PUBLISHED: 10:51 14 December 2017 | UPDATED: 11:12 14 December 2017

The London Stadium Picture: Ken Mears

The London Stadium Picture: Ken Mears

Archant

Thousands more fans could watch matches at the London Stadium if a dispute between West Ham and the ground’s owners is resolved, a City Hall committee has heard.

Gerry Murphy, the acting chief executive of the London Legacy Development Corporation, told the London Assembly budget monitoring sub-committee meeting yesterday that there is a “review of the seating system” taking place, with court action set for next year.

Since West Ham moved into the stadium at the start of last season, it has been mainly operating with a 57,000 capacity due to licensing restrictions, paying £2.5 million a year for up to 25 games to be played there.

But the stadium does have 66,000 seats in it - and a statement released by the club in January this year expressed its “wish to increase to 60,000 [in the 2016/17 season] and 66,000 [in the 2017/18 season]”. But this has not happened.

Ms Murphy explained: “There is a dispute with West Ham about what the contract says in terms of capacity.

“West Ham have absolutely said that they want to increase the capacity to 60,000. And actually they want to further increase the capacity to 66,000.

“LLDC and E20 (the landlords) disagrees with their interpretation of the contract.

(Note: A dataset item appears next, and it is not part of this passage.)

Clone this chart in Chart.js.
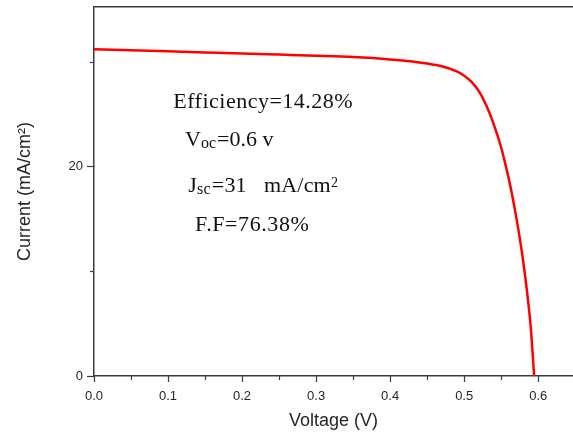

We feel that actually if West Ham want to enjoy more seats then they should commensurately pay more.”

A club spokesman said: “West Ham United is seeking use of all seats in London Stadium to initially reach a capacity of 60,000, as was promised publicly to our supporters by all London Stadium stakeholders.

“The seats in question are not ‘additional’ or ‘extra’. These seats are in London Stadium already, have always been there, and have already been paid for under the terms of our concession agreement.

“Having sought a resolution of this matter for many months, West Ham United are seeking a legal declaration because we have almost 50,000 patient and loyal fans on our season ticket waiting list who are being denied the opportunity to support their team.”

Asked who would benefit from the revenue from any additional seating, Ms Murphy said: “West Ham’s argument is they would receive all of the extra revenue from the extra seats. We would contend we should get a share of that.”